Lui, c'est Ted Benoît. Elle, c'est Madeleine de Mille. Ils sont respectivement le dessinateur et la coloriste des nouvelles Aventures de Blake et Mortimer, parues aux éditions Dargaud. Nous les avons tous deux rencontrés à l'occasion de la sortie de L'Etrange rendez-vous, le onzième épisode de la série créée en 1946 par feu E. P. Jacobs.

Jean-Louis Tallon - Dans quel état d'esprit se trouve-t-on quand on reprend les personnages d'un autre, en l'occurrence Blake et Mortimer d'Edgar P. Jacobs ? Essaye-t-on de faire aussi bien, sinon mieux ?

Ted Benoît - On essaye finalement de réinventer " la même chose ".

JLT - Le dessin de Jacobs est pourtant très contraignant.

TB - Il est classique dans le trait du dessin, expressionniste dans la mise en scène et la couleur. Pour moi, l'expressionnisme était un peu nouveau. Je me suis donc efforcé de dramatiser chaque case, d'être en prise directe avec l'histoire, sans prendre de gants, ni faire dans le second degré. Quand on raconte une histoire, on a d'ailleurs l'impression que certains personnages - les siens ou ceux d'un autre - dictent la marche à suivre. Quand l'auteur décide, en règle générale, l'histoire ne fonctionne pas. Les personnages doivent s'imposer à lui. C'est ce qui s'est passé avec Blake et Mortimer. Et si jamais certains détails nous échappaient à Van Hamme ou à moi, chacun était là pour tirer la sonnette d'alarme.

JLT - Jacobs est connu pour avoir accordé beaucoup d'importance à la couleur. Comment aborde-t-on cette technique en bande dessinée ?

Madeleine de Mille - J'affirme par la couleur le côté dramatique des histoires. Car en général, ils ne sont jamais tranquilles ces gens-là ! [rires] Ils sont toujours réveillés, en pleine nuit, par un mystérieux coup de fil. Ils se reposent rarement.

TB - Pour un ou une coloriste, les séquences les plus difficiles à colorier sont d'ailleurs celles où les personnages sont tranquilles…

MdeM - Absolument. Par exemple, dépeindre une scène qui se déroule dans une cuisine avec les gamelles, les fourneaux et tous les autres ustensiles me prend un temps fou parce que c'est calme.

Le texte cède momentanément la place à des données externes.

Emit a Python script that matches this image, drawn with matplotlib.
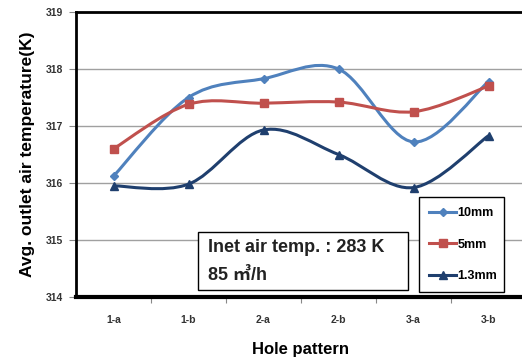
"""Avg. outlet air temperature by hole pattern."""

import matplotlib.pyplot as plt
import numpy as np
from matplotlib.lines import Line2D
from matplotlib.patches import PathPatch, Rectangle
from matplotlib.path import Path

patterns = ["1-a", "1-b", "2-a", "2-b", "3-a", "3-b"]
temp_10mm = [316.12, 317.50, 317.83, 318.00, 316.72, 317.78]
temp_5mm = [316.60, 317.38, 317.40, 317.42, 317.25, 317.70]
temp_1p3mm = [315.95, 315.98, 316.93, 316.50, 315.92, 316.83]

series = [
    ("10mm", temp_10mm, "#4f81bd", "D", 4),
    ("5mm", temp_5mm, "#c0504d", "s", 6),
    ("1.3mm", temp_1p3mm, "#1f3f6e", "^", 6),
]

plt.rcParams["font.family"] = ["Liberation Sans", "Noto Sans CJK KR", "DejaVu Sans"]


def smooth_path(xs, ys):
    # Excel-style smoothed line: Catmull-Rom as cubic bezier segments
    pts = np.column_stack([xs, ys]).astype(float)
    padded = np.vstack([pts[0], pts, pts[-1]])
    verts = [pts[0]]
    codes = [Path.MOVETO]
    for i in range(len(pts) - 1):
        p0, p1, p2, p3 = padded[i], padded[i + 1], padded[i + 2], padded[i + 3]
        verts += [p1 + (p2 - p0) / 6, p2 - (p3 - p1) / 6, p2]
        codes += [Path.CURVE4] * 3
    return Path(verts, codes)


fig = plt.figure(figsize=(5.22, 3.57), dpi=100)
ax = fig.add_axes([76 / 522, 60 / 357, 450 / 522, 285 / 357])

x = np.arange(len(patterns))
for label, vals, color, marker, ms in series:
    ax.add_patch(PathPatch(smooth_path(x, vals), fill=False, edgecolor=color,
                           lw=2.2, transform=ax.transData, zorder=3))
    ax.plot(x, vals, ls="none", marker=marker, ms=ms, color=color, zorder=4)

ax.set_xlim(-0.5, len(patterns) - 0.5)
ax.set_ylim(314, 319)
ax.set_yticks([314, 315, 316, 317, 318, 319])
ax.set_yticklabels(["314", "315", "316", "317", "318", "319"],
                   fontsize=7.5, fontweight="bold", color="#333333")
ax.set_xticks(x)
ax.set_xticklabels(patterns, fontsize=7.5, fontweight="bold", color="#333333")
ax.set_xticks(x[:-1] + 0.5, minor=True)
ax.tick_params(axis="x", which="major", length=0, pad=13)
ax.tick_params(axis="x", which="minor", length=4, width=0.8, color="#888888")
ax.tick_params(axis="y", length=5, width=0.8, color="#888888", pad=4)

for yv in [315, 316, 317, 318]:
    ax.axhline(yv, color="#a0a0a0", lw=1, zorder=1)

ax.spines["left"].set_linewidth(2)
ax.spines["bottom"].set_linewidth(3)
ax.spines["top"].set_linewidth(2)
ax.spines["right"].set_visible(False)
for s in ["left", "bottom", "top"]:
    ax.spines[s].set_color("black")

ax.set_ylabel("Avg. outlet air temperature(K)", fontsize=12.5, fontweight="bold",
              labelpad=8)
ax.set_xlabel("Hole pattern", fontsize=12, fontweight="bold", labelpad=12)

# note box
ax.add_patch(Rectangle((0.271, 0.0246), 0.467, 0.2035, transform=ax.transAxes,
                       fill=True, facecolor="white", edgecolor="black", lw=1, zorder=5))
ax.text(0.293, 0.172, "Inet air temp. : 283 K", transform=ax.transAxes,
        fontsize=13, fontweight="bold", va="center", ha="left", zorder=6,
        color="#222222")
ax.text(0.293, 0.075, "85 ㎥/h", transform=ax.transAxes,
        fontsize=13, fontweight="bold", va="center", ha="left", zorder=6,
        color="#222222")

handles = [Line2D([], [], color=c, marker=m, ms=ms, lw=2.2) for _, _, c, m, ms in series]
leg = ax.legend(handles, [s[0] for s in series], loc="lower left",
                bbox_to_anchor=(0.762, 0.0175, 0.188, 0.33), mode="expand",
                fancybox=False, edgecolor="black", framealpha=1,
                prop={"size": 9, "weight": "bold"}, labelspacing=1.55,
                handlelength=2.2, handletextpad=0.1, borderpad=0.8,
                borderaxespad=0)
leg.get_frame().set_linewidth(1)
leg.set_zorder(6)

fig.savefig("out.png", dpi=100)
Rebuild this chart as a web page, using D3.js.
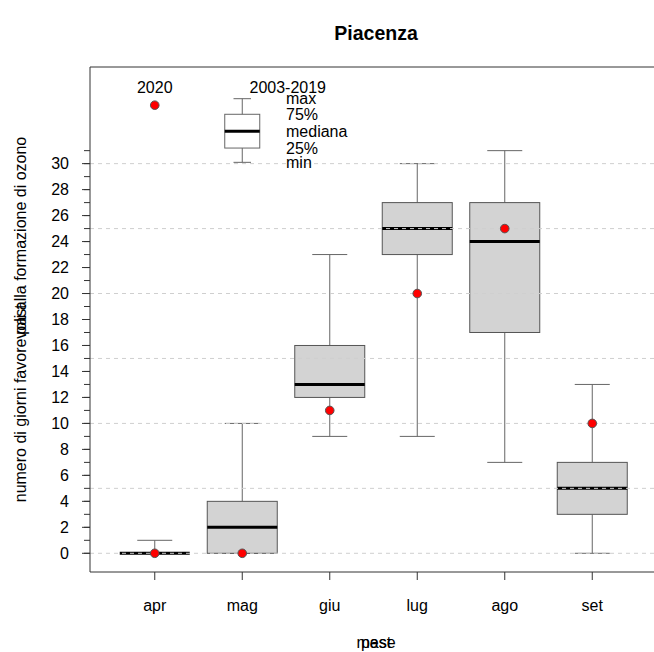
<!DOCTYPE html>
<html><head><meta charset="utf-8">
<script src="https://cdn.jsdelivr.net/npm/d3@7"></script>
<style>body{margin:0;background:#fff}svg{display:block}text{font-family:"Liberation Sans",Arial,sans-serif}</style>
</head><body>
<script>
const months = ["apr","mag","giu","lug","ago","set"];
const minV = [0, 0, 9, 9, 7, 0];
const q1V = [0, 0, 12, 23, 17, 3];
const medV = [0, 2, 13, 25, 24, 5];
const q3V = [0, 4, 16, 27, 27, 7];
const maxV = [1, 10, 23, 30, 31, 13];
const v2020 = [0, 0, 11, 20, 25, 10];
const yTickLabels = d3.range(0, 31, 2);
const yMinorTicks = d3.range(0, 32, 1);
const gridVals = [0, 5, 10, 15, 20, 25, 30];
// legend (drawn in data units at month "mag")
const legendBox = {min: 30.1, q1: 31.2, med: 32.5, q3: 33.8, max: 35.0};
const legendLabels = ["max","75%","mediana","25%","min"];
const legendDot = 34.5, legendTitleY = 35.9;

const W = 654, H = 652;
const L = 90, T = 67, B = 572;
const FS = 16;
const svg = d3.select("body").append("svg").attr("width", W).attr("height", H);

const x = d3.scaleLinear().domain([0.26, 6.74]).range([L, 657]);
const y = d3.scaleLinear().domain([-1.44, 37.44]).range([B, T]);
const boxW = x(1.8) - x(1);
const capW = boxW / 2;
const boxStroke = "#555", whisk = "#666";

const data = months.map((m, i) => ({m, i: i + 1, min: minV[i], q1: q1V[i], med: medV[i], q3: q3V[i], max: maxV[i], p: v2020[i]}));

const g = svg.append("g");
data.forEach(d => {
  const cx = x(d.i);
  g.append("line").attr("x1", cx).attr("x2", cx).attr("y1", y(d.max)).attr("y2", y(d.q3)).attr("stroke", whisk);
  g.append("line").attr("x1", cx).attr("x2", cx).attr("y1", y(d.q1)).attr("y2", y(d.min)).attr("stroke", whisk);
  g.append("line").attr("x1", cx - capW/2).attr("x2", cx + capW/2).attr("y1", y(d.max)).attr("y2", y(d.max)).attr("stroke", whisk);
  g.append("line").attr("x1", cx - capW/2).attr("x2", cx + capW/2).attr("y1", y(d.min)).attr("y2", y(d.min)).attr("stroke", whisk);
  g.append("rect").attr("x", cx - boxW/2).attr("y", y(d.q3)).attr("width", boxW)
    .attr("height", Math.max(0, y(d.q1) - y(d.q3))).attr("fill", "#d3d3d3").attr("stroke", boxStroke);
  g.append("line").attr("x1", cx - boxW/2).attr("x2", cx + boxW/2).attr("y1", y(d.med)).attr("y2", y(d.med))
    .attr("stroke", "#000").attr("stroke-width", 3);
});

// grid (drawn on top as in reference)
svg.append("g").selectAll("line").data(gridVals).join("line")
  .attr("x1", L).attr("x2", W).attr("y1", d => y(d)).attr("y2", d => y(d))
  .attr("stroke", "#cfcfcf").attr("stroke-dasharray", "4,4");

// 2020 points
svg.append("g").selectAll("circle").data(data).join("circle")
  .attr("cx", d => x(d.i)).attr("cy", d => y(d.p)).attr("r", 4.3)
  .attr("fill", "#ff0000").attr("stroke", "#555").attr("stroke-width", 1);

// legend
const lx = x(2);
const lcap = capW / 2;
svg.append("line").attr("x1", lx).attr("x2", lx).attr("y1", y(legendBox.max)).attr("y2", y(legendBox.min)).attr("stroke", whisk);
svg.append("line").attr("x1", lx - lcap/2).attr("x2", lx + lcap/2).attr("y1", y(legendBox.max)).attr("y2", y(legendBox.max)).attr("stroke", whisk);
svg.append("line").attr("x1", lx - lcap/2).attr("x2", lx + lcap/2).attr("y1", y(legendBox.min)).attr("y2", y(legendBox.min)).attr("stroke", whisk);
svg.append("rect").attr("x", lx - lcap).attr("y", y(legendBox.q3)).attr("width", lcap*2)
  .attr("height", y(legendBox.q1) - y(legendBox.q3)).attr("fill", "#fff").attr("stroke", whisk);
svg.append("line").attr("x1", lx - lcap).attr("x2", lx + lcap).attr("y1", y(legendBox.med)).attr("y2", y(legendBox.med)).attr("stroke", "#000").attr("stroke-width", 3);
const lVals = [legendBox.max, legendBox.q3, legendBox.med, legendBox.q1, legendBox.min];
svg.append("g").selectAll("text").data(legendLabels).join("text")
  .attr("x", x(2.5)).attr("y", (d, i) => y(lVals[i])).attr("dy", "0.35em")
  .attr("font-size", FS).attr("fill", "#000").text(d => d);
svg.append("text").attr("x", x(2.52)).attr("y", y(legendTitleY)).attr("dy", "0.35em").attr("text-anchor", "middle").attr("font-size", FS).text("2003-2019");
svg.append("text").attr("x", x(1)).attr("y", y(legendTitleY)).attr("dy", "0.35em").attr("text-anchor", "middle").attr("font-size", FS).text("2020");
svg.append("circle").attr("cx", x(1)).attr("cy", y(legendDot)).attr("r", 4.3).attr("fill", "#ff0000").attr("stroke", "#555");

// frame
svg.append("path").attr("d", `M${W},${T}H${L}V${B}H${W}`).attr("fill", "none").attr("stroke", "#333");

// y axis
const ya = svg.append("g");
ya.selectAll("line.minor").data(yMinorTicks).join("line")
  .attr("x1", L - 6).attr("x2", L).attr("y1", d => y(d)).attr("y2", d => y(d)).attr("stroke", "#333");
ya.selectAll("line.major").data(yTickLabels).join("line")
  .attr("x1", L - 8).attr("x2", L).attr("y1", d => y(d)).attr("y2", d => y(d)).attr("stroke", "#333");
ya.selectAll("text").data(yTickLabels).join("text")
  .attr("x", 69).attr("y", d => y(d)).attr("dy", "0.35em").attr("text-anchor", "end")
  .attr("font-size", FS).text(d => d);

// x axis
const xa = svg.append("g");
xa.selectAll("line").data(data).join("line")
  .attr("x1", d => x(d.i)).attr("x2", d => x(d.i)).attr("y1", B).attr("y2", B + 8).attr("stroke", "#333");
xa.selectAll("text").data(data).join("text")
  .attr("x", d => x(d.i)).attr("y", 605).attr("dy", "0.35em").attr("text-anchor", "middle")
  .attr("font-size", FS).text(d => d.m);

// titles
svg.append("text").attr("x", 376).attr("y", 33).attr("dy", "0.35em").attr("text-anchor", "middle")
  .attr("font-size", 19.5).attr("font-weight", "bold").text("Piacenza");
const cy = (T + B) / 2;
["mese", "past"].forEach(t => svg.append("text").attr("x", 376).attr("y", 642).attr("dy", "0.35em")
  .attr("text-anchor", "middle").attr("font-size", FS).text(t));
["numero di giorni favorevoli alla formazione di ozono", "past"].forEach(t => svg.append("text")
  .attr("transform", `translate(20,${cy}) rotate(-90)`).attr("dy", "0.35em")
  .attr("text-anchor", "middle").attr("font-size", FS).text(t));
</script>
</body></html>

JLT - Ted Benoît, est-ce une expérience frustrante d'avoir repris des personnages qui ne vous appartenaient pas ?

TB - Non. Ce peut être frustrant si l'on ne dessine que ça.

JLT - N'est-ce pas une chance pour vous deux de conquérir un lectorat plus grand ?

TB - Oui, même si elle ne s'est pas encore concrétisée. Je ne dessine pas d'autres séries et mes albums précédents sont un peu tombés dans l'oubli. Si je les réédite, la chance se concrétisera certainement davantage [rires].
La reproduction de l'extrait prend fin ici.